Many factors make it challenging to measure marine zooplankton diversity. First, collecting samples from the deep sea is hard work. Research vessels operate around the clock, with scientists on board usually working two six-hour watches each day. We sample zooplankton using electronically operated, highly complex net systems.
When the net is recovered, the samples contain many different species and the animals are usually still alive. They are carefully moved into trays for observation and species identification. In spite of the demanding schedule and hard work, I have loved going to sea and have been on many cruises, including stunning explorations of the polar regions of the Arctic and Antarctic Oceans.
For my research, samples collected at sea are quickly preserved for genetic analysis, which is usually done back in the lab. This is painstaking work. Zooplankton as a group are taxonomically complex, meaning that they include many difficult-to-identify and rare species. Also, many important marine organisms, including fishes, lack diagnostic characteristics in their immature (larval) stages.
Identifying zooplankton species with genetic markers
To understand, assess, and manage marine ecosystems, it is critical to have information about the diversity of species that make them up. But acquiring this information using traditional methods is tedious, expensive, and slow.
The job falls to expert morphological taxonomists, who may spend years learning to recognize subtle characteristics that mark differences between species. Since there are 7,000 described species of zooplankton spanning 15 phyla and more than 30 different groups, this work can involve large teams.
But molecular methods are providing important new insights. My laboratory group uses different molecular approaches to study population ecology, population genetics, species diversity, and other questions about marine zooplankton.
One efficient approach is to use DNA barcodes – short sequences of DNA – to identify and distinguish species. To do this, we sequence the DNA from a genetic region that is known to occur in all zooplankton, but varies markedly from species to species.
My laboratory has determined DNA barcodes for many zooplankton species. We use a portion of the mitochondrial cytochrome oxidase I (COI) gene, which is the most commonly sequenced gene region for analysis of species diversity among marine animals. The growing barcode database has been likened to a Rosetta Stone for species identification of global zooplankton. COI sequences for thousands of species of marine animals are now available. They create an invaluable reference library that can be used as a basis for next-gen environmental sequencing, also known as metabarcoding.
Using metabarcoding speeds up our work because we can sequence DNA from zooplankton samples without identifying individual specimens. This “high-throughput” DNA sequencing yields millions of sequences, or metabarcodes, that represent the target gene region for the entire sample. The resulting sequences can be identified by matching to a database of sequences for known zooplankton species.
Using metabarcoding to analyze zooplankton diversity routinely and reliably poses many challenges. However, a growing community of researchers is working to build reference databases that link DNA barcodes to species names for zooplankton collected anywhere and everywhere throughout the global ocean.
A global effort
Scientists expect that DNA barcoding and metabarcoding will significantly revise global estimates of zooplankton diversity. But we can only realize the remarkable promise of these approaches through global-scale conversation, cooperation, and collaboration.

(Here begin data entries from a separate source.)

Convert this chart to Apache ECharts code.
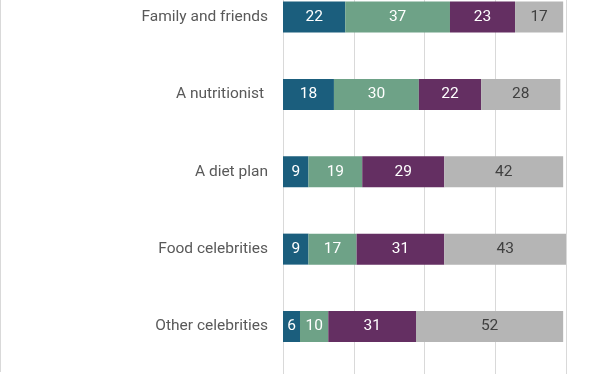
<!DOCTYPE html>
<html><head><meta charset="utf-8">
<script src="https://cdn.jsdelivr.net/npm/echarts@6/dist/echarts.min.js"></script>
<style>html,body{margin:0;padding:0;background:#fff}#c{width:612px;height:374px}</style>
</head><body><div id="c"></div>
<script>
const categories = ["Family and friends", "A nutritionist ", "A diet plan", "Food celebrities", "Other celebrities"];
const s1 = [22, 18, 9, 9, 6];
const s2 = [37, 30, 19, 17, 10];
const s3 = [23, 22, 29, 31, 31];
const s4 = [17, 28, 42, 43, 52];
const colors = ["#1b5e7d", "#6ea287", "#642f62", "#b5b5b5"];
const labelColors = ["#ffffff", "#ffffff", "#ffffff", "#404040"];
const seriesData = [s1, s2, s3, s4];

const chart = echarts.init(document.getElementById('c'));
const FONT = 'Roboto';
chart.setOption({
  animation: false,
  grid: [
    {left: 283, right: 46, top: 17, height: 309.5, containLabel: false},
    {left: 283, right: 46, top: -20, bottom: -20}
  ],
  xAxis: [
    {gridIndex: 0, type: 'value', min: 0, max: 100, interval: 25,
     axisLine: {show: false}, axisTick: {show: false}, axisLabel: {show: false},
     splitLine: {show: false}},
    {gridIndex: 1, type: 'value', min: 0, max: 100, interval: 25,
     axisLine: {show: false}, axisTick: {show: false}, axisLabel: {show: false},
     splitLine: {show: true, lineStyle: {color: '#d9d9d9', width: 1}}}
  ],
  yAxis: [
    {gridIndex: 0, type: 'category', data: categories, inverse: true, boundaryGap: false,
     axisLine: {show: false}, axisTick: {show: false}, splitLine: {show: false},
     axisLabel: {fontFamily: FONT, fontSize: 15.5, color: '#595959', margin: 15}},
    {gridIndex: 1, type: 'value', show: false}
  ],
  series: seriesData.map((d, i) => ({
    type: 'bar', stack: 'a', data: d, barWidth: 31, xAxisIndex: 0, yAxisIndex: 0,
    z: 3,
    itemStyle: {color: colors[i]},
    label: {show: true, position: 'inside', fontFamily: FONT, fontSize: 15.5, color: labelColors[i]}
  })),
  graphic: [
    {type: 'line', shape: {x1: 0.5, y1: 0, x2: 0.5, y2: 372}, style: {stroke: '#d9d9d9', lineWidth: 1}}
  ]
});
</script></body></html>
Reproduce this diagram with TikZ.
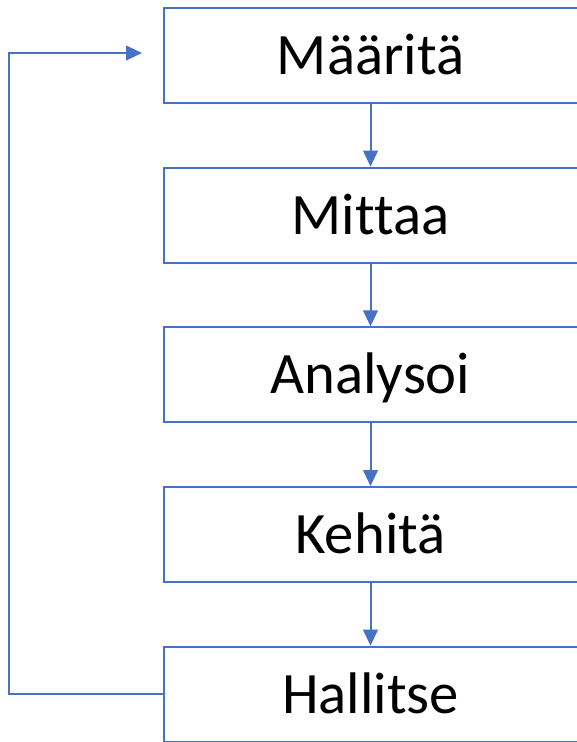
\documentclass[tikz,border=0pt]{standalone}
\usepackage{fontspec}
\setmainfont{Carlito}[Ligatures=NoCommon]
\usetikzlibrary{positioning,arrows.meta}
\definecolor{stepblue}{HTML}{4472C4}

\begin{document}
\begin{tikzpicture}[x=0.75pt,y=-0.75pt,>={Triangle[length=12pt,width=11pt]},node distance=47pt,
		phase/.style={draw=stepblue,line width=1.5pt,fill=white,minimum width=310.5pt,minimum height=71.25pt,
			inner sep=0pt,text height=36pt,text depth=7.5pt,font=\fontsize{44}{52}\selectfont},
		flow/.style={draw=stepblue,line width=1.5pt,->}]
		\useasboundingbox (0,0) rectangle (576,742);
		\node[phase] (maarita) at (370.5,55.5) {Määritä};
		\node[phase] (mittaa) [below=of maarita] {Mittaa};
		\node[phase] (analysoi) [below=of mittaa] {Analysoi};
		\node[phase] (kehita) [below=of analysoi] {Kehitä};
		\node[phase] (hallitse) [below=of kehita] {Hallitse};
		\coordinate (paluu) at (142,53);
	
		\draw 	(maarita) edge[flow] (mittaa)
				(mittaa) edge[flow] (analysoi)
				(analysoi) edge[flow] (kehita)
				(kehita) edge[flow] (hallitse);
		% paluu alusta uudelleen
		\draw[flow] (hallitse.west) -| (9,53) -- (paluu);
	\end{tikzpicture}
\end{document}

Several international collaborative efforts have paved the way. They include the 2004-2010 Census of Marine Zooplankton, which identified thousands of species and described hundreds of new species previously unknown to science. I am a member of the Working Group on Integrated Morphological and Molecular Taxonomy, which is carrying this work forward. Deeper insights into zooplankton biodiversity will provide a foundation for future research, monitoring, and management of the largest habitat on Earth – the open ocean.